E poi c’è lo strano enigma della poesia. Mentre la Bruzzone e le sue collaboratrici analizzano i diari della ragazza, per il libro inchiesta sopracitato, si imbattono in una lirica scritta da qualcuno, ma non da Mirella: è il 1981. Il testo recita: “Una voce cara/un volto senza sembianze/un’illusione per vivere/ancora”. Firmato: Marco. Sulla stessa pagina in alto si legge: “Compleanno Marco”. Passano i mesi, 2 marzo del 1983, due mesi prima della scomparsa ricompare la stessa poesia, stavolta scritta da Mirella e dedicata a Massimo. Di Massimo nella vita di Mirella ce ne sono due. Uno è Massimo Forti, l’ultimo fidanzatino e poi c’è Massimo C., il precedente. “Da un’audizione della commissione siamo venuti a sapere che a scrivere la poesia sul diario di Mirella nel 1981 fu, per sua stessa ammissione, Giuseppe Calì detto “Marco”, cameriere nel bar sotto casa nonché amico della famiglia Gregori e all’epoca dei fatti 27enne.

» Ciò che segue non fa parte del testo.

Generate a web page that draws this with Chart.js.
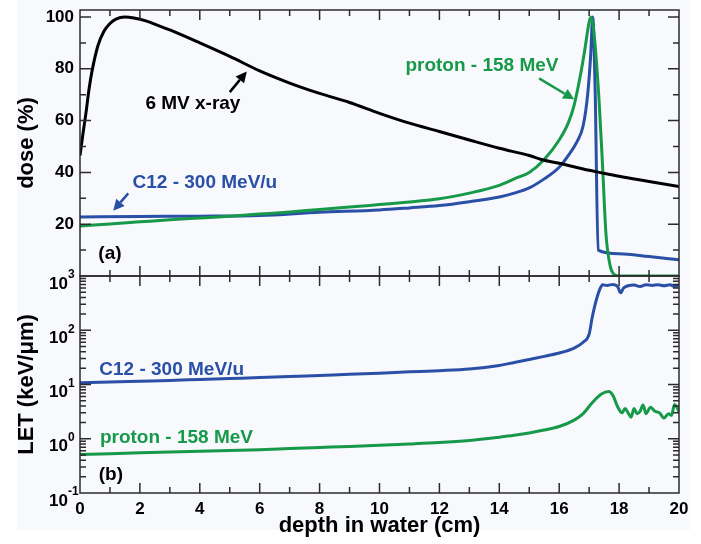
<!DOCTYPE html>
<html>
<head>
<meta charset="utf-8">
<script src="https://cdn.jsdelivr.net/npm/chart.js@4.4.1/dist/chart.umd.min.js"></script>
<style>
  html, body { margin: 0; padding: 0; background: #fff; }
  #wrap { width: 701px; height: 544px; }
</style>
</head>
<body>
<div id="wrap"><canvas id="chart" width="701" height="544"></canvas></div>
<script>
// depth (cm) and values
var xrayDepth = [0, 0.1, 0.2, 0.3, 0.4, 0.6, 0.8, 1.0, 1.2, 1.5, 1.8, 2.2, 2.6, 3, 4, 5, 6, 7, 8, 9, 10, 11, 12, 13, 14, 15, 15.4, 16, 17, 17.3, 18, 19, 20];
var xrayDose = [46.5, 55, 63, 72, 79, 89, 94.5, 97.5, 99.2, 100, 99.6, 98.5, 96.8, 95, 90, 84.8, 79.2, 74.5, 70.5, 67, 62.8, 59, 55.8, 52.5, 49.3, 46.5, 45, 43.5, 40.8, 40.1, 38.5, 36.5, 34.5];

var protonDoseDepth = [0, 1, 2, 3, 4, 5, 6, 7, 8, 9, 10, 11, 12, 13, 14, 14.5, 15, 15.5, 16, 16.3, 16.5, 16.7, 16.85, 17.0, 17.06, 17.15, 17.33, 17.45, 17.56, 17.7, 17.85, 18, 19, 20];
var protonDose = [19.3, 20.1, 20.9, 21.7, 22.4, 23.1, 23.9, 24.7, 25.7, 26.6, 27.6, 28.6, 29.8, 32, 35, 37.5, 40, 45, 52.5, 59, 66, 77, 87, 98, 100, 95, 68, 42, 16.5, 4, 0.5, 0, 0, 0];

var carbonDoseDepth = [0, 2, 4, 6, 8, 10, 11, 12, 13, 14, 14.5, 15, 15.5, 16, 16.3, 16.6, 16.8, 16.95, 17.05, 17.12, 17.2, 17.3, 18, 19, 20];
var carbonDose = [22.8, 23, 23.1, 23.4, 24.6, 25.5, 26.3, 27.2, 28.7, 30.5, 32, 34, 37.5, 42, 46.5, 52, 58, 70, 85, 100, 72, 10, 8.6, 7.5, 6.3];

var carbonLetDepth = [0, 1, 2, 3, 4, 5, 6, 7, 8, 9, 10, 11, 12, 13, 14, 14.5, 15, 15.5, 16, 16.5, 16.8, 17.0, 17.1, 17.2, 17.35, 17.45, 17.6, 17.8, 17.95, 18.05, 18.15, 18.3, 18.5, 18.7, 18.9, 19.1, 19.3, 19.5, 19.7, 19.85, 20];
var carbonLet = [10.8, 11.1, 11.5, 11.9, 12.4, 12.9, 13.4, 14, 14.7, 15.4, 16.2, 17.1, 18, 19.3, 22.5, 25.5, 29, 33, 38, 47, 60, 85, 170, 300, 560, 690, 670, 700, 640, 490, 600, 660, 680, 640, 690, 670, 690, 660, 690, 640, 680];

var protonLetDepth = [0, 1, 2, 3, 4, 5, 6, 7, 8, 9, 10, 11, 12, 13, 14, 14.5, 15, 15.5, 16, 16.5, 16.8, 17.1, 17.4, 17.65, 17.8, 17.95, 18.1, 18.2, 18.3, 18.4, 18.5, 18.6, 18.7, 18.8, 18.9, 19.05, 19.2, 19.35, 19.5, 19.65, 19.75, 19.85, 19.95, 20];
var protonLet = [0.51, 0.53, 0.55, 0.57, 0.59, 0.61, 0.63, 0.66, 0.69, 0.72, 0.76, 0.8, 0.85, 0.93, 1.07, 1.16, 1.28, 1.45, 1.68, 2.2, 2.9, 4.6, 6.6, 7.4, 6.2, 3.9, 3, 3.6, 3.0, 2.5, 3.6, 2.9, 3.2, 4.2, 2.9, 3.8, 3.2, 3.0, 2.4, 2.9, 2.7, 4.3, 3.6, 3.1];

var depthTicks = [0, 2, 4, 6, 8, 10, 12, 14, 16, 18, 20];
var doseTicks = [20, 40, 60, 80, 100];
var letTicks = [0.1, 1, 10, 100, 1000];
var letExponents = ['-1', '0', '1', '2', '3'];

var BLUE = '#2a4fa6';
var GREEN = '#17994a';
var FONT = "'Liberation Sans', Arial, Helvetica, sans-serif";

function pairs(xs, ys) {
  return xs.map(function(x, i) { return {x: x, y: ys[i]}; });
}

// text labels and arrows drawn in data coordinates
var notes = [
  {text: '6 MV x-ray', color: '#000', axis: 'yDose', x: 3.77, y: 66.5},
  {text: 'proton - 158 MeV', color: GREEN, axis: 'yDose', x: 13.42, y: 81},
  {text: 'C12 - 300 MeV/u', color: BLUE, axis: 'yDose', x: 4.17, y: 35.9},
  {text: '(a)', color: '#000', axis: 'yDose', x: 1.0, y: 8.5},
  {text: 'C12 - 300 MeV/u', color: BLUE, axis: 'yLet', x: 3.06, y: 18.5},
  {text: 'proton - 158 MeV', color: GREEN, axis: 'yLet', x: 3.22, y: 1.03},
  {text: '(b)', color: '#000', axis: 'yLet', x: 1.03, y: 0.215}
];
var arrows = [
  {axis: 'yDose', color: '#000', from: [5.0, 71], to: [5.57, 79]},
  {axis: 'yDose', color: GREEN, from: [15.33, 76.3], to: [16.5, 68.2]},
  {axis: 'yDose', color: BLUE, from: [1.61, 31.9], to: [1.11, 25.2]}
];

var backdrop = {
  id: 'backdrop',
  beforeDraw: function(chart) {
    var ctx = chart.ctx;
    ctx.save();
    ctx.fillStyle = '#ffffff';
    ctx.fillRect(0, 0, chart.width, chart.height);
    ctx.fillStyle = '#f8f9fc';
    ctx.fillRect(17, 0, 673, 530);
    ctx.restore();
  }
};

var frames = {
  id: 'frames',
  afterDatasetsDraw: function(chart) {
    var ctx = chart.ctx, xs = chart.scales.x;
    var left = chart.chartArea.left, right = chart.chartArea.right;
    ctx.save();
    ctx.strokeStyle = '#2b2b2b';
    ctx.lineWidth = 1.5;
    ['yDose', 'yLet'].forEach(function(id) {
      var s = chart.scales[id];
      var top = s.top, bottom = s.bottom;
      ctx.strokeRect(left, top, right - left, bottom - top);
      ctx.beginPath();
      for (var d = 1; d < 20; d++) {
        var px = xs.getPixelForValue(d);
        var len = d % 2 === 0 ? 10 : 6;
        ctx.moveTo(px, top); ctx.lineTo(px, top + len);
        ctx.moveTo(px, bottom); ctx.lineTo(px, bottom - len);
      }
      var yt = [];
      if (id === 'yDose') {
        for (var v = 10; v <= 100; v += 10) yt.push([v, v % 20 === 0]);
      } else {
        for (var e = -1; e < 3; e++) {
          for (var m = 1; m < 10; m++) yt.push([m * Math.pow(10, e), m === 1]);
        }
      }
      yt.forEach(function(t) {
        var py = s.getPixelForValue(t[0]);
        if (py <= top + 0.5 || py >= bottom - 0.5) return;
        var len = t[1] ? 11 : 6;
        ctx.moveTo(left, py); ctx.lineTo(left + len, py);
        ctx.moveTo(right, py); ctx.lineTo(right - len, py);
      });
      ctx.stroke();
    });
    ctx.restore();
  }
};

var labels = {
  id: 'labels',
  afterDraw: function(chart) {
    var ctx = chart.ctx, xs = chart.scales.x, yl = chart.scales.yLet;
    ctx.save();
    // exponents of the log tick labels
    ctx.font = 'bold 12px ' + FONT;
    ctx.fillStyle = '#000';
    ctx.textAlign = 'left';
    ctx.textBaseline = 'middle';
    letTicks.forEach(function(v, i) {
      ctx.fillText(letExponents[i], yl.right - 12, yl.getPixelForValue(v) - 1);
    });
    ctx.font = 'bold 19px ' + FONT;
    ctx.textAlign = 'center';
    notes.forEach(function(n) {
      ctx.fillStyle = n.color;
      ctx.fillText(n.text, xs.getPixelForValue(n.x), chart.scales[n.axis].getPixelForValue(n.y));
    });
    arrows.forEach(function(a) {
      var ys = chart.scales[a.axis];
      var x0 = xs.getPixelForValue(a.from[0]), y0 = ys.getPixelForValue(a.from[1]);
      var x1 = xs.getPixelForValue(a.to[0]), y1 = ys.getPixelForValue(a.to[1]);
      var ang = Math.atan2(y1 - y0, x1 - x0);
      var hl = 11, hw = 5.5;
      var bx = x1 - hl * Math.cos(ang), by = y1 - hl * Math.sin(ang);
      ctx.strokeStyle = a.color;
      ctx.fillStyle = a.color;
      ctx.lineWidth = 2.5;
      ctx.beginPath();
      ctx.moveTo(x0, y0); ctx.lineTo(bx, by);
      ctx.stroke();
      ctx.beginPath();
      ctx.moveTo(x1, y1);
      ctx.lineTo(bx + hw * Math.sin(ang), by - hw * Math.cos(ang));
      ctx.lineTo(bx - hw * Math.sin(ang), by + hw * Math.cos(ang));
      ctx.closePath();
      ctx.fill();
    });
    ctx.restore();
  }
};

function line(data, color, axis) {
  return {
    data: data,
    borderColor: color,
    borderWidth: 3,
    pointRadius: 0,
    fill: false,
    cubicInterpolationMode: 'monotone',
    yAxisID: axis
  };
}

function noPad(s) { s.paddingTop = 0; s.paddingBottom = 0; }

Chart.defaults.font.family = FONT;
Chart.defaults.font.weight = 'bold';
Chart.defaults.color = '#000';

var chart = new Chart(document.getElementById('chart').getContext('2d'), {
  type: 'line',
  data: {
    datasets: [
      line(pairs(xrayDepth, xrayDose), '#000', 'yDose'),
      line(pairs(protonDoseDepth, protonDose), GREEN, 'yDose'),
      line(pairs(carbonDoseDepth, carbonDose), BLUE, 'yDose'),
      line(pairs(carbonLetDepth, carbonLet), BLUE, 'yLet'),
      line(pairs(protonLetDepth, protonLet), GREEN, 'yLet')
    ]
  },
  options: {
    responsive: false,
    animation: false,
    layout: { padding: { left: 0, right: 22, top: 10, bottom: 0 } },
    plugins: { legend: { display: false }, tooltip: { enabled: false } },
    scales: {
      x: {
        type: 'linear',
        position: 'bottom',
        min: 0,
        max: 20,
        grid: { display: false, drawTicks: false },
        border: { display: false },
        afterBuildTicks: function(s) { s.ticks = depthTicks.map(function(v) { return {value: v}; }); },
        ticks: { font: { size: 17, weight: 'bold' }, padding: 6, maxRotation: 0, autoSkip: false },
        title: { display: true, text: 'depth in water (cm)', font: { size: 22, weight: 'bold' }, padding: { top: 0, bottom: 5 } },
        afterFit: function(s) { s.height = 51; }
      },
      yLet: {
        type: 'logarithmic',
        position: 'left',
        stack: 'panels',
        stackWeight: 217,
        min: 0.1,
        max: 1000,
        grid: { display: false, drawTicks: false },
        border: { display: false },
        afterBuildTicks: function(s) { s.ticks = letTicks.map(function(v) { return {value: v}; }); },
        ticks: {
          font: { size: 17, weight: 'bold' },
          padding: 12,
          labelOffset: 8,
          autoSkip: false,
          callback: function() { return '10'; }
        },
        title: { display: true, text: 'LET (keV/\u03BCm)', font: { size: 22, weight: 'bold' }, padding: { top: 14, bottom: 0 } },
        afterFit: function(s) { s.width = 80; noPad(s); }
      },
      yDose: {
        type: 'linear',
        position: 'left',
        stack: 'panels',
        stackWeight: 266,
        min: 0,
        max: 102.7,
        grid: { display: false, drawTicks: false },
        border: { display: false },
        afterBuildTicks: function(s) { s.ticks = doseTicks.map(function(v) { return {value: v}; }); },
        ticks: { font: { size: 17, weight: 'bold' }, padding: 6, autoSkip: false },
        title: { display: true, text: 'dose (%)', font: { size: 22, weight: 'bold' }, padding: { top: 14, bottom: 0 } },
        afterFit: function(s) { s.width = 80; noPad(s); }
      }
    }
  },
  plugins: [backdrop, frames, labels]
});
</script>
</body>
</html>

Calì ha raccontato alla Commissione di aver preso la poesia da una rivista di fotoromanzi e di averla copiata nel giorno del suo compleanno, 9 gennaio, sul diario della quindicenne. Evidentemente, erano in confidenza”. E fin qui, verrebbe da dire che non c’è nulla di realmente strano.
“Le infinite sfumature dell’amore”
C’è stata una terza apparizione di questa poesia. Molto più enigmatica a differenza delle altre due, del tutto compatibili con la quotidianità di una quindicenne in quegli anni. A scovarla sono le ricercatrici che collaborano con Roberta Bruzzone: questi versi fanno capolino in tempi recenti, nel 2015, su una raccolta pubblicata da una piccola casa editrice laziale con sede a Guidonia. Titolo del libro: “Le infinite sfumature dell’amore”. Autore o autrice: tale Soleluna. Chi c’è dietro lo pseudonimo? “Stiamo cercando di capirlo, Finora dall’editore non abbiamo ricevuto nessuna risposta”, dice la criminologa Roberta Catania al Venerdì. Potrebbe essere solo una coincidenza, afferma la Catania ma “la raccolta ci ha colpito perché in uno stile romantico-adolescenziale parla di un amore deluso e finito tragicamente”. Si tratta solo di una coincidenza o chi ha scritto quella poesia conosceva Mirella? Tutto questo resta ancora un oscuro mistero.